The strike ended after the government promised to reconsider its position over the next two months. But as the end of two months approached, two miners — Ali Sabri and Amir Hossein Kargaran — were arrested and warrants issued to detain 16 others, including Mohammad Hassan Tashakori, head of the Bafgh city council.
Thousands of miners struck Aug. 19 to protest the arrests. Police special forces were deployed to intimidate strikers, but backed off as workers stood their ground. A few days later several more workers were arrested along with Tashakori.
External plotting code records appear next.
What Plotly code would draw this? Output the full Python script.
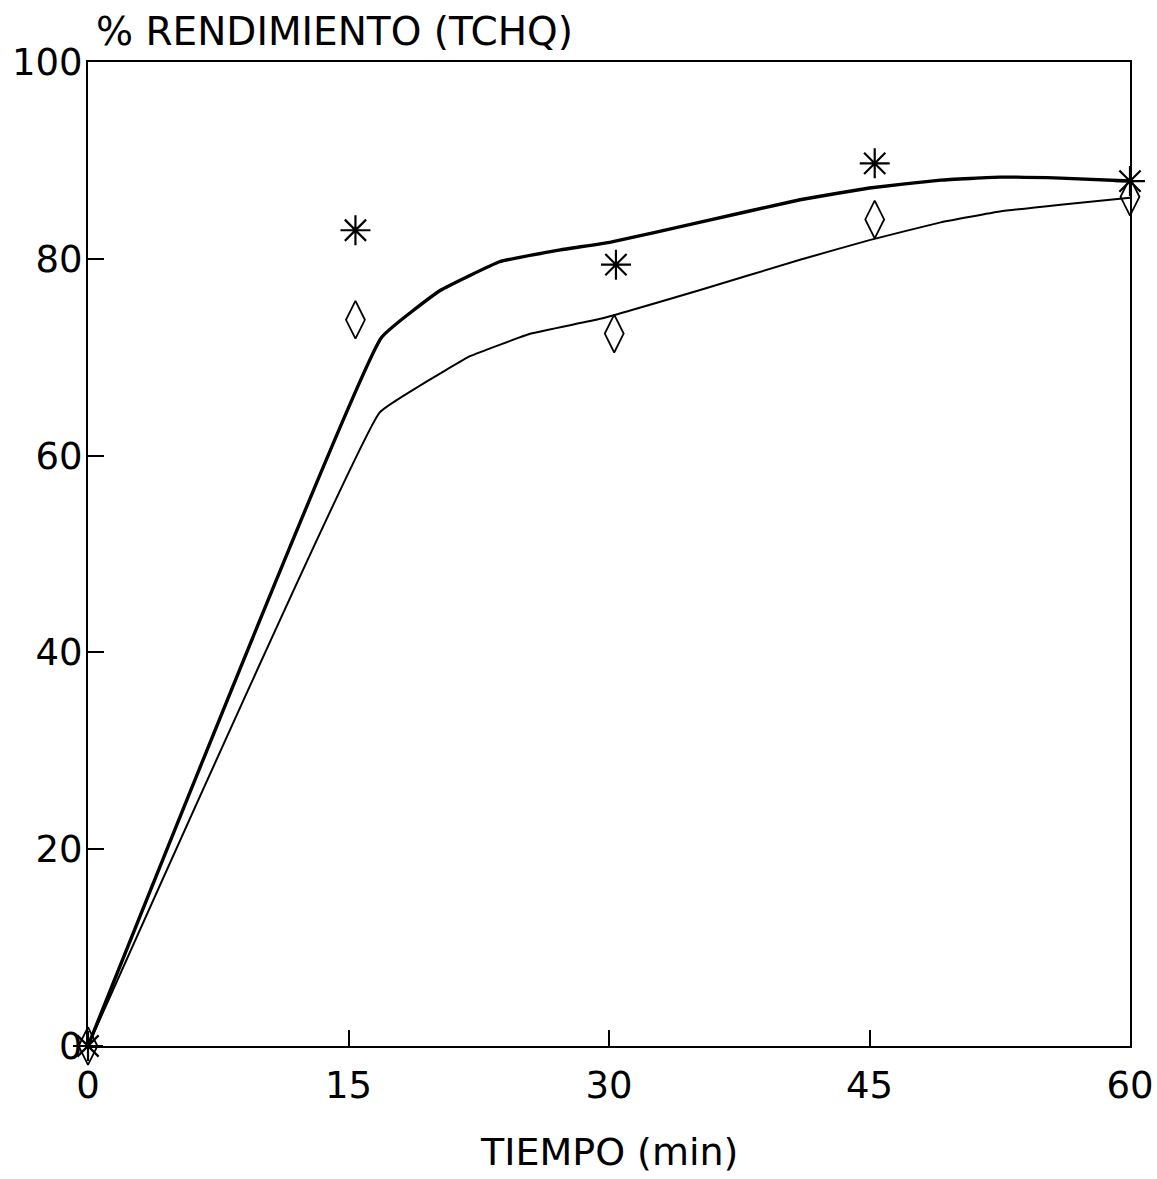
import plotly.graph_objects as go

# Measured points
t_star = [0, 15.4, 30.4, 45.3, 60]
y_star = [0, 82.9, 79.4, 89.7, 87.9]
t_diam = [0, 15.4, 30.3, 45.3, 60]
y_diam = [0, 73.8, 72.4, 84.0, 86.3]

# Fitted curves
t_fit_thick = [0, 16.9, 20.3, 23.7, 27.2, 30.1, 35.2, 41.0, 45.0, 49.1, 52.5, 56.0, 60]
y_fit_thick = [0, 72.0, 76.8, 79.7, 80.9, 81.7, 83.7, 86.0, 87.2, 88.0, 88.3, 88.2, 87.9]
t_fit_thin = [0, 16.8, 19.1, 22.0, 25.5, 29.5, 35.2, 41.0, 45.0, 49.1, 52.5, 56.0, 60]
y_fit_thin = [0, 64.4, 67.1, 70.1, 72.4, 73.9, 76.8, 79.9, 81.9, 83.7, 84.8, 85.5, 86.2]

x_ticks = [0, 15, 30, 45, 60]
y_ticks = [0, 20, 40, 60, 80, 100]

FONT = "DejaVu Sans, Arial, sans-serif"

fig = go.Figure()
fig.add_trace(go.Scatter(x=t_fit_thick, y=y_fit_thick, mode="lines",
                         line=dict(color="black", width=3.4, shape="spline", smoothing=0.3),
                         showlegend=False, cliponaxis=False))
fig.add_trace(go.Scatter(x=t_fit_thin, y=y_fit_thin, mode="lines",
                         line=dict(color="black", width=2, shape="spline", smoothing=0.3),
                         showlegend=False, cliponaxis=False))
fig.add_trace(go.Scatter(x=t_star, y=y_star, mode="markers",
                         marker=dict(symbol="asterisk-open", size=25, color="black",
                                     line=dict(color="black", width=2.2)),
                         showlegend=False, cliponaxis=False))
fig.add_trace(go.Scatter(x=t_diam, y=y_diam, mode="markers",
                         marker=dict(symbol="diamond-tall-open", size=27, color="black",
                                     line=dict(color="black", width=1.8)),
                         showlegend=False, cliponaxis=False))

fig.update_layout(
    width=1157, height=1179,
    margin=dict(l=88, r=27, t=62, b=133, autoexpand=False),
    paper_bgcolor="white", plot_bgcolor="white",
    font=dict(family=FONT, color="black", size=37),
    xaxis=dict(range=[0, 60], tickvals=x_ticks, ticktext=[str(v) for v in x_ticks],
               ticks="inside", ticklen=16, tickwidth=1.6, tickcolor="black",
               showline=True, linecolor="black", linewidth=2.2, mirror=True,
               showgrid=False, zeroline=False, ticklabelstandoff=5, automargin=False,
               tickfont=dict(size=37, family=FONT)),
    yaxis=dict(range=[0, 100], tickvals=y_ticks, ticktext=[str(v) for v in y_ticks],
               ticks="inside", ticklen=16, tickwidth=1.6, tickcolor="black",
               showline=True, linecolor="black", linewidth=2.2, mirror=True,
               showgrid=False, zeroline=False, ticklabelstandoff=-4, automargin=False,
               tickfont=dict(size=37, family=FONT)),
    annotations=[
        dict(text="% RENDIMIENTO (TCHQ)", xref="paper", yref="paper",
             x=0.006, y=1.0, xanchor="left", yanchor="bottom", yshift=6,
             showarrow=False, font=dict(size=39, family=FONT)),
        dict(text="TIEMPO (min)", xref="paper", yref="paper",
             x=0.5, y=0.0, xanchor="center", yanchor="top", yshift=-82,
             showarrow=False, font=dict(size=38, family=FONT)),
    ],
)

fig.write_html("out.html")
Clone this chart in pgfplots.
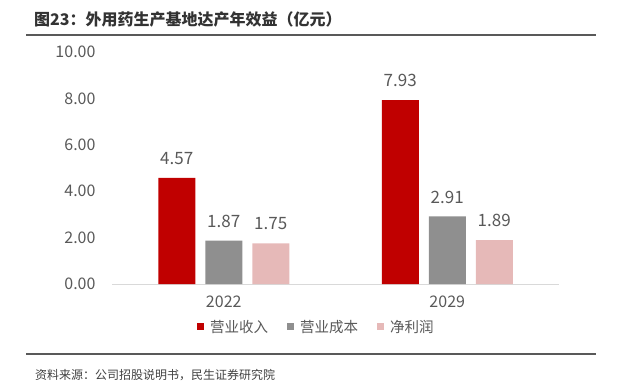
\documentclass[border=0pt]{standalone}
\usepackage{fontspec}
\setmainfont{Noto Sans CJK SC}
\usepackage{pgfplots}
\pgfplotsset{compat=1.18}
\definecolor{cRed}{HTML}{C00000}
\definecolor{cGray}{HTML}{8F8F8F}
\definecolor{cPink}{HTML}{E6B9B8}
\definecolor{cText}{HTML}{595959}
\definecolor{cLine}{HTML}{595959}
\begin{document}
\begin{tikzpicture}
\path[use as bounding box] (0pt,0pt) rectangle (617pt,388pt);
\node[anchor=west,inner sep=0pt,font=\fontsize{16}{18}\selectfont\bfseries,text=black!80] at (34pt,369pt) {图23：外用药生产基地达产年效益（亿元）};
\draw[cLine,line width=1.3pt] (26pt,353pt) -- (596pt,353pt);
\draw[cLine,line width=1.3pt] (26pt,34pt) -- (596pt,34pt);
\node[anchor=west,inner sep=0pt,font=\fontsize{12}{14}\selectfont,text=black!75] at (35pt,13pt) {资料来源：公司招股说明书，民生证券研究院};
\begin{axis}[
  at={(112pt,104pt)}, anchor=south west,
  scale only axis, width=447pt, height=232pt,
  ymin=0, ymax=10, xmin=-0.5, xmax=1.5,
  ybar=10pt, bar width=37pt,
  xtick={0,1}, xticklabels={2022,2029},
  ytick={0,2,4,6,8,10},
  major tick length=0pt,
  axis x line*=bottom, axis y line*=left,
  y axis line style={draw=none},
  x axis line style={draw=black!15, line width=0.8pt},
  /pgf/number format/fixed, /pgf/number format/fixed zerofill,
  /pgf/number format/precision=2, /pgf/number format/assume math mode=true,
  yticklabel style={font=\fontsize{16}{18}\selectfont, text=cText, xshift=-13pt},
  xticklabel style={font=\fontsize{16}{18}\selectfont, text=cText, yshift=-8pt},
  nodes near coords,
  every node near coord/.append style={font=\fontsize{17}{19}\selectfont, text=cText, inner sep=0pt, yshift=13pt},
  legend columns=-1,
  legend style={draw=none, at={(0.455,-0.185)}, anchor=center,
    font=\fontsize{14.5}{16}\selectfont, text=cText,
    nodes={inner sep=0pt}, column sep=6pt,
    /tikz/every even column/.append style={column sep=19pt}},
  legend image code/.code={\fill[#1] (0pt,-3.5pt) rectangle (7pt,3.5pt);},
]
\addplot[fill=cRed, draw=none] coordinates {(0,4.57) (1,7.93)};
\addplot[fill=cGray, draw=none] coordinates {(0,1.87) (1,2.91)};
\addplot[fill=cPink, draw=none] coordinates {(0,1.75) (1,1.89)};
\legend{营业收入,营业成本,净利润}
\end{axis}
\end{tikzpicture}
\end{document}
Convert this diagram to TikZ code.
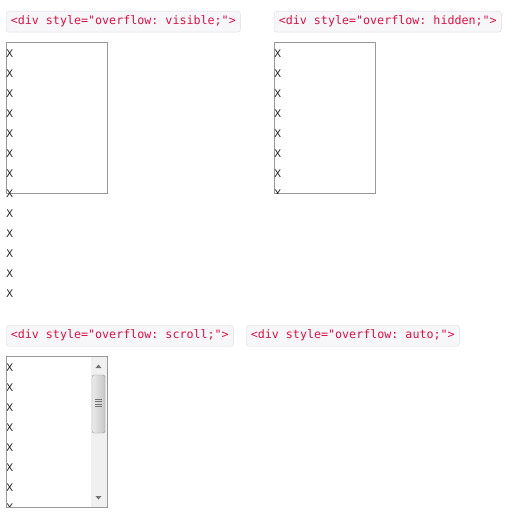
\documentclass[tikz,border=0pt]{standalone}
\usepackage{fontspec}
\setmonofont{DejaVu Sans Mono}
\setsansfont{DejaVu Sans}
\definecolor{codered}{HTML}{DD1144}
\definecolor{codebg}{HTML}{F7F7F9}
\definecolor{codeedge}{HTML}{DCDCE4}
\definecolor{boxedge}{HTML}{999999}
\definecolor{xtext}{HTML}{2A2A2A}
\definecolor{trackbg}{HTML}{F0F0F0}
\definecolor{thumbedge}{HTML}{9A9A9A}
\tikzset{
  codelabel/.style={draw=codeedge,fill=codebg,rounded corners=3pt,anchor=north west,
    minimum height=21pt,inner xsep=4.6pt,inner ysep=0pt,text=codered,
    font=\ttfamily\fontsize{11.68}{14}\selectfont},
  divbox/.style={draw=boxedge,rectangle,minimum width=101pt,minimum height=151pt,
    anchor=north west,inner sep=0pt},
  xmark/.style={text=xtext,inner sep=0pt,font=\sffamily\fontsize{10.5}{12}\selectfont}
}
\begin{document}
\begin{tikzpicture}[x=1pt,y=-1pt]
        \useasboundingbox (0,0) rectangle (515,519);
        %% Labels
        \node[codelabel] (lblvisible) at (6,11) {<div style="overflow: visible;">};
        \node[codelabel] (lblhidden) at (274,11) {<div style="overflow: hidden;">};
        \node[codelabel] (lblscroll) at (6,325) {<div style="overflow: scroll;">};
        \node[codelabel] (lblauto) at (246,325) {<div style="overflow: auto;">};
        %% Boxes
        \node[divbox] (visible) at (6,42) {};
        \node[divbox] (hidden) at (274,42) {};
        \node[divbox,fill=white] (scroll) at (6,356) {};
        %% Content: visible
        \foreach \i in {0,...,12}
          \node[xmark] (vis-\i) at (9.7,53.5+20*\i) {X};
        %% Content: hidden
        \begin{scope}
          \clip (hidden.north west) rectangle (hidden.south east);
          \foreach \i in {0,...,7}
            \node[xmark] (hid-\i) at (277.7,53.5+20*\i) {X};
        \end{scope}
        %% Content: scroll
        \begin{scope}
          \clip (scroll.north west) rectangle (scroll.south east);
          \foreach \i in {0,...,7}
            \node[xmark] (scr-\i) at (9.7,368+20*\i) {X};
        \end{scope}
        %% Scrollbar
        \fill[trackbg] (91,356.5) rectangle (106.5,506.5);
        \fill[black!55] (95.5,368) -- (101.5,368) -- (98.5,364.5) -- cycle;
        \fill[black!55] (95.5,496) -- (101.5,496) -- (98.5,499.5) -- cycle;
        \shade[left color=black!8,right color=black!22,draw=thumbedge,rounded corners=1.5pt]
          (92,375) rectangle (105,433);
        \foreach \g in {399,401.5,404,406.5}
          \draw[black!55,line width=0.7pt] (95,\g) -- (102,\g);
        \draw[boxedge] (scroll.north west) rectangle (scroll.south east);
    \end{tikzpicture}
\end{document}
The miners resumed production Sept. 3 after the arrested workers were released and “state and security officials declared that privatization had been struck down,” according the Iranian Labour News Agency.
Employment and living standards in Iran are under pressure as a result of the world capitalist crisis and Washington’s trade and financial embargo on the country designed to force Tehran to abandon its nuclear program.
“Privatization decreases the government’s costs and forces them onto workers,” Davoud Razavi, a member of the governing council of the Municipal Transportation Company Workers in Iran, told al-Monitor. “In many cases, after the privatization of factories, the new owner has sold it and cuts the plants into smaller ones, using the land to build residential units. [This] has generally led to closure and the loss of jobs for workers.”
Meanwhile, coal miners from the West Alborz mine in the northern province of Gilan rallied in front of parliament in Tehran Sept. 30, demanding unpaid wages since management announced the company’s dissolution three months ago, reported IRNA, the official government news agency.